Brzonkala, a student at Virginia Tech, was allegedly sexually assaulted multiple times by Morrison. She sued him under section 13981 of the Violence Against Women Act, which provides victims of gender-motivated violence the right to sue their attackers in federal court. Morrison is arguing that Congress exceeded their authority in enacting this section. The federal government intervened to defend the section’s constitutionality.

Issue.

Is section 13981 of the Violence Against Women Act a constitutional exercise of Congress’ commerce power?

Held.

Appeals court ruling affirmed.

Dissent.

Justice Souter, with whom Justice Stevens, Justice Ginsburg, and Justice Breyer join

The aggregate effects of sexual assault are economically felt and thus proper for regulation by Congress, via the Commerce Clause.

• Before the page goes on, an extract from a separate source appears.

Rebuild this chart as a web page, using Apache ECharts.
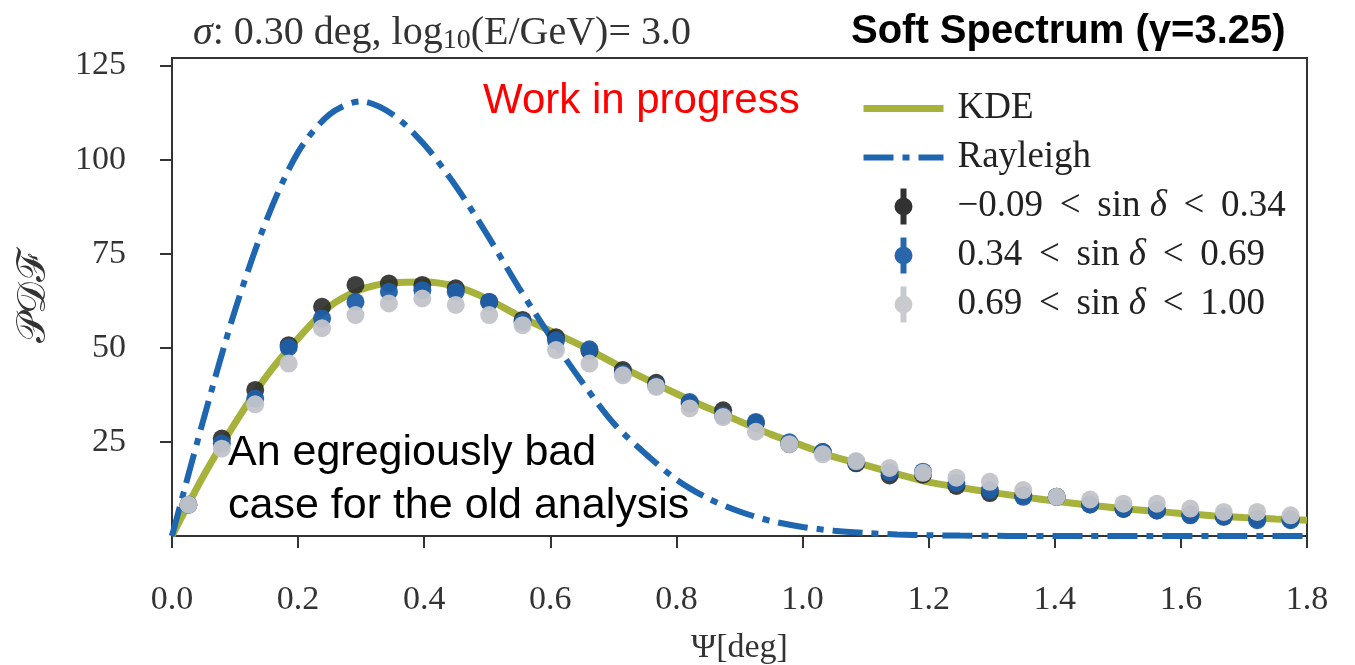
<!DOCTYPE html>
<html>
<head>
<meta charset="utf-8">
<script src="https://cdn.jsdelivr.net/npm/echarts@6/dist/echarts.min.js"></script>
<style>
  html, body { margin: 0; padding: 0; background: #fff; }
  #chart { width: 1355px; height: 665px; }
</style>
</head>
<body>
<div id="chart"></div>
<script>
// bin centres of the histogram points (deg)
const binX = [0.026, 0.079, 0.132, 0.185, 0.238, 0.291, 0.344, 0.397, 0.450, 0.503,
  0.556, 0.609, 0.662, 0.715, 0.768, 0.821, 0.874, 0.926, 0.979, 1.032,
  1.085, 1.138, 1.191, 1.244, 1.297, 1.350, 1.403, 1.456, 1.509, 1.562,
  1.615, 1.668, 1.721, 1.774];

const band1 = [8.3, 25.9, 38.8, 50.7, 60.9, 66.7, 67.1, 66.7, 65.8, 62.2,
  57.4, 52.8, 49.2, 44.1, 40.7, 35.2, 33.4, 30.0, 24.4, 22.3,
  19.3, 16.1, 16.3, 13.3, 11.4, 10.8, 10.4, 8.4, 7.2, 6.8,
  5.7, 5.2, 4.6, 4.4];
const band2 = [8.3, 24.6, 36.5, 50.1, 57.8, 62.2, 64.9, 65.3, 64.9, 62.2,
  56.9, 52.0, 49.6, 43.2, 39.9, 35.6, 32.0, 30.3, 24.9, 22.3,
  19.7, 17.0, 17.1, 14.1, 12.2, 10.4, 10.4, 8.4, 7.3, 6.8,
  5.5, 5.1, 4.2, 4.2];
const band3 = [8.3, 23.2, 35.0, 45.8, 55.2, 58.7, 61.8, 63.1, 61.4, 58.7,
  56.0, 49.4, 45.8, 42.7, 39.6, 33.9, 31.6, 27.7, 24.4, 21.7,
  19.9, 18.1, 16.8, 15.5, 14.4, 12.2, 10.4, 9.7, 8.6, 8.6,
  7.3, 6.4, 6.4, 5.5];

// smooth curves sampled every 0.05 deg
const curveX = [0, 0.05, 0.1, 0.15, 0.2, 0.25, 0.3, 0.35, 0.4, 0.45,
  0.5, 0.55, 0.6, 0.65, 0.7, 0.75, 0.8, 0.85, 0.9, 0.95,
  1.0, 1.05, 1.1, 1.15, 1.2, 1.25, 1.3, 1.35, 1.4, 1.45,
  1.5, 1.55, 1.6, 1.65, 1.7, 1.75, 1.8];
const kde = [0, 16, 30, 42.5, 52.5, 61, 65.5, 67.3, 67.5, 66.3,
  63, 58.5, 54.5, 50.5, 46, 41.8, 37.8, 34, 30.5, 27,
  24, 21, 18.8, 16.5, 14.3, 12.9, 11.6, 10.4, 9.3, 8.3,
  7.4, 6.7, 6.0, 5.4, 4.9, 4.5, 4.2];
const rayleigh = [0, 31, 60, 84, 102, 112, 115.5, 112, 104, 93,
  80, 66, 53, 41, 30, 22, 15, 10, 6.5, 4,
  2.4, 1.4, 0.8, 0.4, 0.2, 0.1, 0.05, 0, 0, 0,
  0, 0, 0, 0, 0, 0, 0];

const xTicks = [0, 0.2, 0.4, 0.6, 0.8, 1.0, 1.2, 1.4, 1.6, 1.8];
const yTicks = [25, 50, 75, 100, 125];

const sp = ' \u2009';
const legendText = {
  KDE: 'KDE',
  Rayleigh: 'Rayleigh',
  b1: '−0.09' + sp + '<' + sp + 'sin {i|δ}' + sp + '<' + sp + '0.34',
  b2: '0.34' + sp + '<' + sp + 'sin {i|δ}' + sp + '<' + sp + '0.69',
  b3: '0.69' + sp + '<' + sp + 'sin {i|δ}' + sp + '<' + sp + '1.00'
};

const serif = '"Liberation Serif", "DejaVu Serif", serif';
const olive = '#a6b23b';
const blue = '#1f66b1';
const dashDot = [30, 9, 7, 9];
const pointIcon = 'path://M6,0H12V36H6Z M0,18A9,9 0 1,1 18,18A9,9 0 1,1 0,18Z';
const noDot = { color: 'rgba(0,0,0,0)', borderWidth: 0, opacity: 0 };

const pairs = (xs, ys) => xs.map((x, i) => [x, ys[i]]);

const chart = echarts.init(document.getElementById('chart'));

chart.setOption({
  animation: false,
  backgroundColor: '#fff',
  title: [{
    text: '{i|σ}: 0.30 deg, log{sub|10}(E/GeV)= 3.0',
    left: 188,
    top: 7,
    textStyle: {
      fontFamily: serif, fontSize: 40, fontWeight: 'normal', color: '#333',
      rich: {
        i: { fontFamily: serif, fontSize: 40, fontStyle: 'italic', color: '#333' },
        sub: { fontFamily: serif, fontSize: 28, color: '#333', verticalAlign: 'bottom', padding: [15, 0, 0, 0] }
      }
    }
  }, {
    text: 'Soft Spectrum (γ=3.25)',
    left: 846,
    top: 7,
    textStyle: { fontFamily: '"Liberation Sans", Arial, sans-serif', fontSize: 40, fontWeight: 'bold', color: '#000' }
  }],
  legend: {
    orient: 'vertical',
    left: 855,
    top: 85,
    itemWidth: 80,
    itemHeight: 36,
    itemGap: 12,
    data: [
      { name: 'KDE', lineStyle: { color: olive, width: 7 }, itemStyle: noDot },
      { name: 'Rayleigh', lineStyle: { color: blue, width: 6, type: dashDot }, itemStyle: noDot },
      { name: 'b1', icon: pointIcon, itemStyle: { color: '#1c1c1c' } },
      { name: 'b2', icon: pointIcon, itemStyle: { color: '#1f5ea8' } },
      { name: 'b3', icon: pointIcon, itemStyle: { color: '#c6c7cb' } }
    ],
    formatter: n => legendText[n],
    textStyle: {
      fontFamily: serif, fontSize: 37, color: '#222', lineHeight: 36,
      padding: [0, 0, 0, 9],
      rich: { i: { fontFamily: serif, fontSize: 37, fontStyle: 'italic', color: '#222' } }
    }
  },
  grid: {
    left: 172, right: 48, top: 58, bottom: 129,
    outerBoundsMode: 'none',
    show: true, borderColor: '#333', borderWidth: 2
  },
  xAxis: {
    type: 'value',
    min: 0, max: 1.8, interval: 0.2,
    name: 'Ψ[deg]',
    nameLocation: 'middle',
    nameGap: 95,
    nameTextStyle: { fontFamily: serif, fontSize: 34, color: '#333' },
    axisLine: { show: true, lineStyle: { color: '#333', width: 2 } },
    axisTick: { show: true, length: 12, customValues: xTicks, lineStyle: { color: '#333', width: 2 } },
    axisLabel: {
      customValues: xTicks,
      margin: 47,
      fontFamily: serif, fontSize: 34, color: '#333',
      formatter: v => v.toFixed(1)
    },
    splitLine: { show: false }
  },
  yAxis: {
    type: 'value',
    min: 0, max: 127,
    name: '𝒫𝒟ℱ',
    nameLocation: 'middle',
    nameGap: 118,
    nameTextStyle: { fontFamily: serif, fontSize: 40, color: '#333' },
    axisLine: { show: true, lineStyle: { color: '#333', width: 2 } },
    axisTick: { show: true, length: 12, customValues: yTicks, lineStyle: { color: '#333', width: 2 } },
    axisLabel: {
      customValues: yTicks,
      margin: 46,
      fontFamily: serif, fontSize: 34, color: '#333'
    },
    splitLine: { show: false }
  },
  series: [{
    name: 'KDE',
    type: 'line',
    data: pairs(curveX, kde),
    smooth: 0.3,
    symbol: 'none',
    lineStyle: { color: olive, width: 7 },
    itemStyle: { color: olive },
    z: 2
  }, {
    name: 'Rayleigh',
    type: 'line',
    data: pairs(curveX, rayleigh),
    smooth: 0.3,
    symbol: 'none',
    lineStyle: { color: blue, width: 6, type: dashDot },
    itemStyle: { color: blue },
    z: 3
  }, {
    name: 'b1',
    type: 'scatter',
    data: pairs(binX, band1),
    symbolSize: 18,
    itemStyle: { color: '#2a2a2a', opacity: 0.9 },
    z: 4
  }, {
    name: 'b2',
    type: 'scatter',
    data: pairs(binX, band2),
    symbolSize: 18,
    itemStyle: { color: '#1f5ea8', opacity: 0.95 },
    z: 5
  }, {
    name: 'b3',
    type: 'scatter',
    data: pairs(binX, band3),
    symbolSize: 18,
    itemStyle: { color: '#c3c4ca', opacity: 0.95 },
    z: 6
  }],
  graphic: [{
    type: 'text',
    left: 483,
    top: 80,
    style: { text: 'Work in progress', fill: '#ff0000', font: '42px "Liberation Sans", Arial, sans-serif' },
    z: 10
  }, {
    type: 'text',
    left: 228,
    top: 427,
    style: {
      text: 'An egregiously bad\ncase for the old analysis',
      fill: '#000',
      font: '43px "Liberation Sans", Arial, sans-serif',
      lineHeight: 53
    },
    z: 10
  }]
});
</script>
</body>
</html>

Justice Breyer, with whom Justice Stevens joins, and with whom Justice Souter and Justice Ginsburg join in part

The law in this area is unstable and time and experience may demonstrate the unworkability of the majority’s rules.

Concurrence.

Justice Thomas

He noted that while he agrees with the majority’s application of Lopez, he disagrees with the standard for review the majority put forth.

Discussion.

The Court noted that the result here was controlled by United States v. Lopez (1995). Thus far, the Court had upheld Commerce Clause regulation of intrastate activity only where that activity is economic in nature. However, gender-motivated crimes of violence are not economic activity. Further, the regulation and punishment of intrastate violence that is not directed at the instrumentalities, channels, or goods involved in interstate commerce has always been the province of the States. Congress must not use the Commerce Clause to completely obliterate the Constitution’s distinction between national and local authority.